— BEGIN —
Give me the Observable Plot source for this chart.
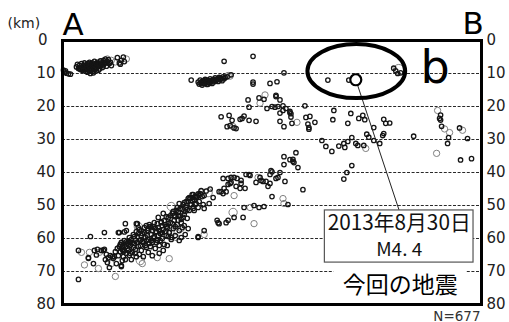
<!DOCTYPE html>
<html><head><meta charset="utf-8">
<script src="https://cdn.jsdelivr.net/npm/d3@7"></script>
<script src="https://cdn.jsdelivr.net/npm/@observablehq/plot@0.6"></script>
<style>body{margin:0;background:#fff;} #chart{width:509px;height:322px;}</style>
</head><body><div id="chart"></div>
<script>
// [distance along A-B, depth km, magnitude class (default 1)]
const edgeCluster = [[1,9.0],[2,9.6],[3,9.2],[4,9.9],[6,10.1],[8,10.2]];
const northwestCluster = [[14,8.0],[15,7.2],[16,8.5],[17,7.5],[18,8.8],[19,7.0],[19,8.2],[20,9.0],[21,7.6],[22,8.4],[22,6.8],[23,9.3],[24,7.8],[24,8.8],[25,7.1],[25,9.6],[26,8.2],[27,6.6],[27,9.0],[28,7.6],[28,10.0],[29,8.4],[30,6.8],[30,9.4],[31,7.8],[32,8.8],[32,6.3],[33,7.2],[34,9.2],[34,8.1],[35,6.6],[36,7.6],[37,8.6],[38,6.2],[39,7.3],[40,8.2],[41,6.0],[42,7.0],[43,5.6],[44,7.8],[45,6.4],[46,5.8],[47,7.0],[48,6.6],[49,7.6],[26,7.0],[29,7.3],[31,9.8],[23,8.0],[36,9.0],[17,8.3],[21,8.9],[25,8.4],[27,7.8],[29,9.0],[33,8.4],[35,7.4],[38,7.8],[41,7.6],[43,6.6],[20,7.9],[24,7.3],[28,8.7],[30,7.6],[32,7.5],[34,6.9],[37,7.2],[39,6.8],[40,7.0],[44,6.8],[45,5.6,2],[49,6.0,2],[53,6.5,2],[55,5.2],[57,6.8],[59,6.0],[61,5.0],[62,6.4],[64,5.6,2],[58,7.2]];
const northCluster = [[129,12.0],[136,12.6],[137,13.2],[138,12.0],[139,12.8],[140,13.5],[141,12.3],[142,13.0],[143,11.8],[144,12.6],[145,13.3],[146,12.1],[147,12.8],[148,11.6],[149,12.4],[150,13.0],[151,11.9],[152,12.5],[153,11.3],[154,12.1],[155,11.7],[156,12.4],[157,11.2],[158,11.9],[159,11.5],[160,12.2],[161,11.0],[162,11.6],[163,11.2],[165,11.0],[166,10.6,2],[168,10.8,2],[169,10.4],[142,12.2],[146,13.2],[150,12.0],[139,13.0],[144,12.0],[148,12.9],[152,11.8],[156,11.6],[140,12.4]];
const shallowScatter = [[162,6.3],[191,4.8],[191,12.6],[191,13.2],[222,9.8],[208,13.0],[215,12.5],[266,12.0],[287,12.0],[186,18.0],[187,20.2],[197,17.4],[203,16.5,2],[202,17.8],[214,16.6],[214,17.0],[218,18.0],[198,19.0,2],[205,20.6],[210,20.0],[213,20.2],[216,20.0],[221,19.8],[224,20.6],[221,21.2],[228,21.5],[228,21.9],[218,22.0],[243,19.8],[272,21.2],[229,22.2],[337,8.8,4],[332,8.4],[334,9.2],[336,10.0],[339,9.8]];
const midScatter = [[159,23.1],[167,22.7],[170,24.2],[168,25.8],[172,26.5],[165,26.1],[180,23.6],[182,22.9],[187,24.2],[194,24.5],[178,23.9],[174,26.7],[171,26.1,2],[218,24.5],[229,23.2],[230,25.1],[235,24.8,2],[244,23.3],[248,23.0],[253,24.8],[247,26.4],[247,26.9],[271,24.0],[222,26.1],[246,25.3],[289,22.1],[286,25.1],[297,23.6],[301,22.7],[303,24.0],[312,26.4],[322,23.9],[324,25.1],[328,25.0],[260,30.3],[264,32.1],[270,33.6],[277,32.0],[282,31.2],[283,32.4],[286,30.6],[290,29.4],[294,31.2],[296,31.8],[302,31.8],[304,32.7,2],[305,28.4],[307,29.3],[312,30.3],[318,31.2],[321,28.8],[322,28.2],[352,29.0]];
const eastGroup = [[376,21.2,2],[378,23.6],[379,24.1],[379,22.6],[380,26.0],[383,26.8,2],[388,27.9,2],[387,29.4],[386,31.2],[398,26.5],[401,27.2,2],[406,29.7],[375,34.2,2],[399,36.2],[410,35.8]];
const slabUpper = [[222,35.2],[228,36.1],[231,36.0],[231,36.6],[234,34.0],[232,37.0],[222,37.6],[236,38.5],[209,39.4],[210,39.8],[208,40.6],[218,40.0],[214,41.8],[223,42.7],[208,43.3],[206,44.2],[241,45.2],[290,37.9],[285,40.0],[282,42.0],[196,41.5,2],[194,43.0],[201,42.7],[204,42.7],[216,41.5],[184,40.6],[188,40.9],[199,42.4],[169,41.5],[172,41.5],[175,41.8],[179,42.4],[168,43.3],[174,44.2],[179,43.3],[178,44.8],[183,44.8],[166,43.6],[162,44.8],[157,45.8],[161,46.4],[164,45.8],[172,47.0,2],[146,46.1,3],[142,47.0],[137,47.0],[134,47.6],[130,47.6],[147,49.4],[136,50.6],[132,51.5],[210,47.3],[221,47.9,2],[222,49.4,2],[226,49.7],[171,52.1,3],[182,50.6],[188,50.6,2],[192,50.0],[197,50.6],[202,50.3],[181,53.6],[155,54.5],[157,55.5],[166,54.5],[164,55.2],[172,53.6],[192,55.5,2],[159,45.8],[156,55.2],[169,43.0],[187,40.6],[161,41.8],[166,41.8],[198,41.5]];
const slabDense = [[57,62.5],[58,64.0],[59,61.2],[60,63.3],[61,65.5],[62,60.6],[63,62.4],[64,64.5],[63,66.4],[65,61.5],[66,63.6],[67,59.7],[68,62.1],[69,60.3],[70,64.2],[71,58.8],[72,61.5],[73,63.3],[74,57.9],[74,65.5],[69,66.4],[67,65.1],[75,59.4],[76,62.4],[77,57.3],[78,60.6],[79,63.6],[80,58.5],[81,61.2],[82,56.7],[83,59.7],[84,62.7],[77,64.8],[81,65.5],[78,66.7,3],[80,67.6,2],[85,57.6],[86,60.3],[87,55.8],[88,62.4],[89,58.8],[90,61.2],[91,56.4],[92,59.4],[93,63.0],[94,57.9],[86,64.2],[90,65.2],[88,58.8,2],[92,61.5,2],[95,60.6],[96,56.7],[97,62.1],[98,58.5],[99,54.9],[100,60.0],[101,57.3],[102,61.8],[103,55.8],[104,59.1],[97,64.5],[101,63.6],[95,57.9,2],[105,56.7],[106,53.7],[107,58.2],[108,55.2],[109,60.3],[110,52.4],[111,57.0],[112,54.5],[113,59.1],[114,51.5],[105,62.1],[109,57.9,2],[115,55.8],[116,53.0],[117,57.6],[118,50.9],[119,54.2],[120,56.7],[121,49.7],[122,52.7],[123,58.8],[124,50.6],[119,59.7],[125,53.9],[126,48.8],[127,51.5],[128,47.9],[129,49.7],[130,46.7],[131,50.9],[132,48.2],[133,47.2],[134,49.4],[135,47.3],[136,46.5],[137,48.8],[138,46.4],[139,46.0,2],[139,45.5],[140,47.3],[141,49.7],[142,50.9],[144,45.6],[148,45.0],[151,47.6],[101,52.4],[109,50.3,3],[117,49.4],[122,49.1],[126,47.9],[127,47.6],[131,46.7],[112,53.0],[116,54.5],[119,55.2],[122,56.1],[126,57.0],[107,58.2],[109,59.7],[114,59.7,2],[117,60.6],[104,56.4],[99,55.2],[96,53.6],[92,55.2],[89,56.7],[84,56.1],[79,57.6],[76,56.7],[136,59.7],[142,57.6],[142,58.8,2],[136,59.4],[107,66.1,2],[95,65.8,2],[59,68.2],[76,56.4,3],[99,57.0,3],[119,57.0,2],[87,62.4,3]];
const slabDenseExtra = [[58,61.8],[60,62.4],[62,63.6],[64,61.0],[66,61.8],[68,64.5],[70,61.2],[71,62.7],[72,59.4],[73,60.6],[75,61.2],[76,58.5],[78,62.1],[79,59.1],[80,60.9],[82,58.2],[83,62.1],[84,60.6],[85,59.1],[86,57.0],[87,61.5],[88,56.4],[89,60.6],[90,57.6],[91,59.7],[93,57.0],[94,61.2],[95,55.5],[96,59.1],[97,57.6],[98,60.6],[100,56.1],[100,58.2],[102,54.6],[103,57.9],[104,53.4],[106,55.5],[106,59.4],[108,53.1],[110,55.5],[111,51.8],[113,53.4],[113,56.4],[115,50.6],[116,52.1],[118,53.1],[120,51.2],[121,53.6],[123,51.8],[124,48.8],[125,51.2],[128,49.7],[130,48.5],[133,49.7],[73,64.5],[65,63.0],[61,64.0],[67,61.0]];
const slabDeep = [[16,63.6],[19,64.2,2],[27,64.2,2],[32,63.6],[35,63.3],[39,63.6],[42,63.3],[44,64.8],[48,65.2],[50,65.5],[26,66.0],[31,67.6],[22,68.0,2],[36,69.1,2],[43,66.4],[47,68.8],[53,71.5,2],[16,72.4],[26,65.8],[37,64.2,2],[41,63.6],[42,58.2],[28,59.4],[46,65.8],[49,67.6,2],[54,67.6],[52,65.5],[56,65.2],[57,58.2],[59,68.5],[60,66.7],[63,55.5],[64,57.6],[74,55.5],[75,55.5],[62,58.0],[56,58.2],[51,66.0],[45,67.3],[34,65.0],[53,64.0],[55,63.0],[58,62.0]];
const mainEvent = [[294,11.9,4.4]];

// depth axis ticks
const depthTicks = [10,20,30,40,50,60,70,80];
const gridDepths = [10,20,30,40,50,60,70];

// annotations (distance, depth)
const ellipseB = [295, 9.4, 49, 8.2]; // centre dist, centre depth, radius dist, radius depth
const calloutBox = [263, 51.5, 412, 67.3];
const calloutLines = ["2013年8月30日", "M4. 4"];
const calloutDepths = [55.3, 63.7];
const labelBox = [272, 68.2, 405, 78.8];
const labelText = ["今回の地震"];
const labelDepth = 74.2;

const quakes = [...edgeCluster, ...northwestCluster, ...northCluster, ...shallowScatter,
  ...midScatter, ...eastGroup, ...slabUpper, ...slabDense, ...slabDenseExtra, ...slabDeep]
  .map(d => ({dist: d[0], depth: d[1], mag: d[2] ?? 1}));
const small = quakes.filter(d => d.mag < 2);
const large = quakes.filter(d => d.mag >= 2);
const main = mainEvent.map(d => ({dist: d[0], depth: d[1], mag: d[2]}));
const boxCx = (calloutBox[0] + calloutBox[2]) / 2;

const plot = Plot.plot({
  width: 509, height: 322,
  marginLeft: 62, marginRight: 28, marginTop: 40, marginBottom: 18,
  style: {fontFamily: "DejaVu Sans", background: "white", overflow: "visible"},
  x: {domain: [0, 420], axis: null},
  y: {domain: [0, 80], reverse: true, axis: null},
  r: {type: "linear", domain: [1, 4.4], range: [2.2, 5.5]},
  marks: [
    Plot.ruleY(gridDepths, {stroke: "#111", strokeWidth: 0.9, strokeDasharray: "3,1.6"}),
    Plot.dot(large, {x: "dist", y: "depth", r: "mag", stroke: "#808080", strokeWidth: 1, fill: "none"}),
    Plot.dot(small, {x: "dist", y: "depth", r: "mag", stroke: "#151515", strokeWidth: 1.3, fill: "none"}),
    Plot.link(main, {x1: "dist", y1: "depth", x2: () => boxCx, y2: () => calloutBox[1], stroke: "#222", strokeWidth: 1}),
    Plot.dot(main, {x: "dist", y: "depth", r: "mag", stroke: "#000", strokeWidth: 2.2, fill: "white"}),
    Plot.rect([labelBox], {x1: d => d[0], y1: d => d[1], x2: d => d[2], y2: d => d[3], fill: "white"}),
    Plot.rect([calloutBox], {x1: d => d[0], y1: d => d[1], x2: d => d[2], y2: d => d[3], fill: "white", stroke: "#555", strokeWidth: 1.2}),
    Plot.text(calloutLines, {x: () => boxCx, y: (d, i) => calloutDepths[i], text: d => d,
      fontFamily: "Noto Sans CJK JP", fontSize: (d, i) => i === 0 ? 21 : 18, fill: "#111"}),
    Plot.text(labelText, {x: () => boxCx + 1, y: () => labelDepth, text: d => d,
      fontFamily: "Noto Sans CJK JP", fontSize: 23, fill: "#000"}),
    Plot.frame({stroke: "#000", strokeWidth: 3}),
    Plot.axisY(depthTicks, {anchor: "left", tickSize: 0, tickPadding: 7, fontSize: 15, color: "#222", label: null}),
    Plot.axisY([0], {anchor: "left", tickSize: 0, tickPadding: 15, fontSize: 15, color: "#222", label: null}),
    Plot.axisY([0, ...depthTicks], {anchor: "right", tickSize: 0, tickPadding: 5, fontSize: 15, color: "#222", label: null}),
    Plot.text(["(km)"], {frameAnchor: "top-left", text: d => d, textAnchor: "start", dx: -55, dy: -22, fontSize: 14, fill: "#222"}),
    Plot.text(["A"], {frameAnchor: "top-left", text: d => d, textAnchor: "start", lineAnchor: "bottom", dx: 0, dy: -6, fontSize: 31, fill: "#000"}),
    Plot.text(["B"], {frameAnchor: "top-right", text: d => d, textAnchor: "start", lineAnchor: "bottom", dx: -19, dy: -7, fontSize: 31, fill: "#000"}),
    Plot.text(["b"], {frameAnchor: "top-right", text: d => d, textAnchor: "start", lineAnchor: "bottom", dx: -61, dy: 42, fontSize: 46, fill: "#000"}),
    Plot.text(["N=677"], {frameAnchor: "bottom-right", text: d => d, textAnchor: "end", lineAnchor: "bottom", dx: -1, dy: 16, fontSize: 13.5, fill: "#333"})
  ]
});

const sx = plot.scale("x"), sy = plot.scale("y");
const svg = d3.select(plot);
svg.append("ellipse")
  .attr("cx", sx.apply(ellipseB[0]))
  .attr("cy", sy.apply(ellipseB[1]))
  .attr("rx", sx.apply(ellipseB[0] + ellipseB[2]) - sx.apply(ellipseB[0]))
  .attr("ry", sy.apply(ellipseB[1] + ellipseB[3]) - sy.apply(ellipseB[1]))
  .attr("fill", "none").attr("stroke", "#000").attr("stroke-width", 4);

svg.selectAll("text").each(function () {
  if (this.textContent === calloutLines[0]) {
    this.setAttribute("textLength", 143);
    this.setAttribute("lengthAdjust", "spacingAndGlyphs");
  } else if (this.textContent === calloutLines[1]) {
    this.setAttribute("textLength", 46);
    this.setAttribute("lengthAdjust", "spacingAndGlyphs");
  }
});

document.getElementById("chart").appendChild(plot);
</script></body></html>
— END —
» WHAT THE TASK REQUIRES
Collect each line holding the string "this".

» TASK RESULT
Give me the Observable Plot source for this chart.
  if (this.textContent === calloutLines[0]) {
    this.setAttribute("textLength", 143);
    this.setAttribute("lengthAdjust", "spacingAndGlyphs");
  } else if (this.textContent === calloutLines[1]) {
    this.setAttribute("textLength", 46);
    this.setAttribute("lengthAdjust", "spacingAndGlyphs");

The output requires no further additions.